This year, I am going to miss the Cheese Festival. Our daughter is getting married, and she chose that Saturday for the celebration.
We’ve known about this for quite some time. And we’ve been getting ready, doing all the things required, like purchasing clothing suitable for the parents of the bride.
We will get to see most of our kids. They are very seldom together and even more seldom when we can be there.
I want to be all motherof- the-bride and get weepy remembering the little girl who loved to climb into the dryer, then poke her head out with a pink pacifier clenched in her teeth. But I can’t.
Kate has turned into a beautiful, confident outgoing young woman who laughs a lot. Her personality is half bubbly, half someone who does not suffer fools gladly.
She is also kind and loving with a heart for older people. Maybe she is what some call an old soul. I can’t say.
What I can say is this ceremony – a celebration – is a real reflection of who she has become, and we are delighted she has found a young man who shares her outlook on life. It will be as light and loving and breezy as they are with lots of time to spend with the people we love, crammed into a couple of hard days of travel.
So as much as I will miss the big cheese, this will be so much more to us personally. Yes, my feet will still hurt. Yes, I will eat too much. But we will come home filled up with love and happiness that we have shared with our firstborn. What a gift.

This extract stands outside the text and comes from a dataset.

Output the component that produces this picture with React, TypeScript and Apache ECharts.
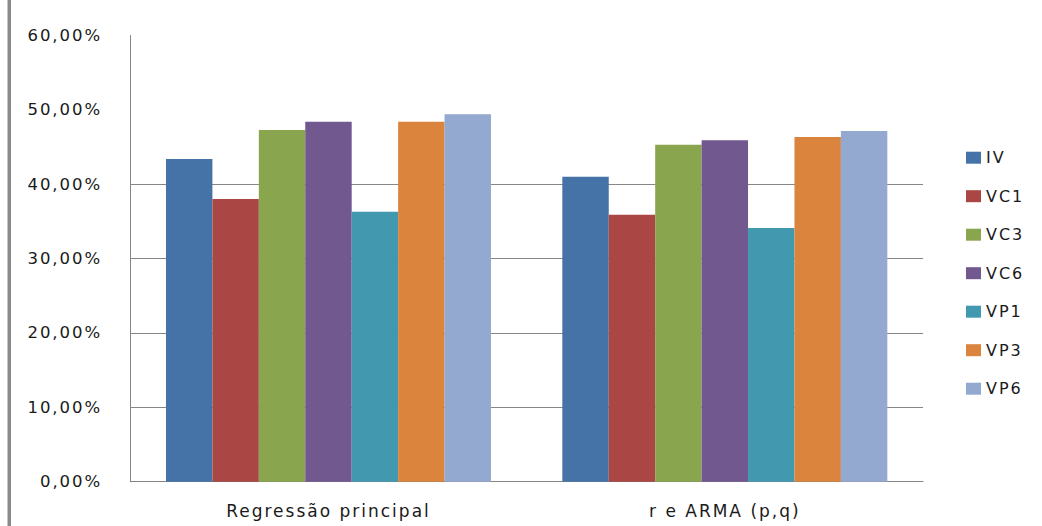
import React, { useEffect, useRef } from "react";
import * as echarts from "echarts";

const categories = ["Regressão principal", "r e ARMA (p,q)"];
const seriesNames = ["IV", "VC1", "VC3", "VC6", "VP1", "VP3", "VP6"];
const ivValues = [43.4, 41.0];
const vc1Values = [38.0, 35.9];
const vc3Values = [47.3, 45.3];
const vc6Values = [48.4, 45.9];
const vp1Values = [36.3, 34.1];
const vp3Values = [48.4, 46.35];
const vp6Values = [49.4, 47.15];
const seriesValues = [ivValues, vc1Values, vc3Values, vc6Values, vp1Values, vp3Values, vp6Values];
const seriesColors = ["#4572A7", "#AA4643", "#89A54E", "#71588F", "#4198AF", "#DB843D", "#93A9CF"];
const yTicks = [0, 10, 20, 30, 40, 50, 60];
const gridlineMax = 40;

const FONT = "DejaVu Sans";
const AXIS_COLOR = "#868686";

export default function App() {
  const ref = useRef<HTMLDivElement | null>(null);

  useEffect(() => {
    document.body.style.margin = "0";
    if (!ref.current) return;
    const chart = echarts.init(ref.current, null, { renderer: "svg" });

    const gridLeft = 130.3;
    const gridRight = 119;
    const gridTop = 35.5;
    const gridBottom = 44.3;
    const plotH = 526 - gridTop - gridBottom;
    const yMax = yTicks[yTicks.length - 1];
    const grid2Top = gridTop + plotH * (1 - gridlineMax / yMax);

    chart.setOption({
      animation: false,
      backgroundColor: "#ffffff",
      textStyle: { fontFamily: FONT },
      grid: [
        { left: gridLeft, right: gridRight, top: gridTop, bottom: gridBottom },
        { left: gridLeft, right: gridRight, top: grid2Top, bottom: gridBottom },
      ],
      legend: {
        orient: "vertical",
        left: 961,
        top: 144.7,
        itemWidth: 15,
        itemHeight: 12,
        itemGap: 22.5,
        icon: "rect",
        data: seriesNames,
        textStyle: { fontFamily: FONT, fontSize: 16, color: "#1a1a1a", lineHeight: 16 },
      },
      xAxis: [
        {
          type: "category",
          gridIndex: 0,
          data: categories,
          axisLine: { show: true, lineStyle: { color: AXIS_COLOR, width: 1 } },
          axisTick: { show: false },
          axisLabel: { fontFamily: FONT, fontSize: 17, color: "#1a1a1a", margin: 21 },
          splitLine: { show: false },
        },
        {
          type: "category",
          gridIndex: 1,
          data: categories,
          show: false,
        },
      ],
      yAxis: [
        {
          type: "value",
          gridIndex: 0,
          min: 0,
          max: yMax,
          interval: 10,
          axisLine: { show: true, lineStyle: { color: AXIS_COLOR, width: 1 } },
          axisTick: { show: false },
          splitLine: { show: false },
          axisLabel: {
            fontFamily: FONT,
            fontSize: 16.5,
            color: "#1a1a1a",
            margin: 28,
            formatter: (v: number) => v.toFixed(2).replace(".", ",") + "%",
          },
        },
        {
          type: "value",
          gridIndex: 1,
          min: 0,
          max: gridlineMax,
          interval: 10,
          axisLine: { show: false },
          axisTick: { show: false },
          axisLabel: { show: false },
          splitLine: { show: true, lineStyle: { color: AXIS_COLOR, width: 1 } },
        },
      ],
      series: seriesNames.map((name, i) => ({
        name,
        type: "bar",
        xAxisIndex: 0,
        yAxisIndex: 0,
        data: seriesValues[i],
        barGap: "0%",
        barCategoryGap: "18%",
        itemStyle: { color: seriesColors[i] },
        z: 3,
      })),
      graphic: [
        {
          type: "rect",
          left: 7.5,
          top: 0,
          shape: { width: 3.5, height: 526 },
          style: { fill: "#8a8a8a" },
        },
      ],
    });

    return () => chart.dispose();
  }, []);

  return (
    <div
      ref={ref}
      style={{
        position: "fixed",
        left: 0,
        top: 0,
        width: 1042,
        height: 526,
        letterSpacing: "2px",
      }}
    />
  );
}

Something else I will be absent for is our anniversary at the Watonga Republican. We will turn 135 years old on October 13. What a milestone and we are rightfully proud, even though there are older papers in the state.
But when I think of the giant undertaking it was, to travel from Kansas, leaving behind family and the grave of one of the babies, to come to what must have seemed like an untamed wilderness to start a newspaper, it takes my breath away. I doubt many of us would have the courage today. I would not.
But the Fergusons did. And Elva continued to run the paper after T.B. died, in a day when women were regarded as unable to handle business. The paper passed to another owner, about whom I know very little, for a few years then on to the Curtin family. First ‘Cowboy’ then Tim’s family held the reins until it passed on to Brett Wesner of Cordell and Central Oklahoma Publications.
So here we are, nearly 135 years old. I can’t even think about another 100 years. Even 10 years is a stretch, considering the changes I have seen in just my time in the industry.
But one thing is for sure. If there is news to report, a town to cover, a light to be shone on the people’s business, the Watonga Republican will be there, holding the flashlight. At least while I have breath in my body.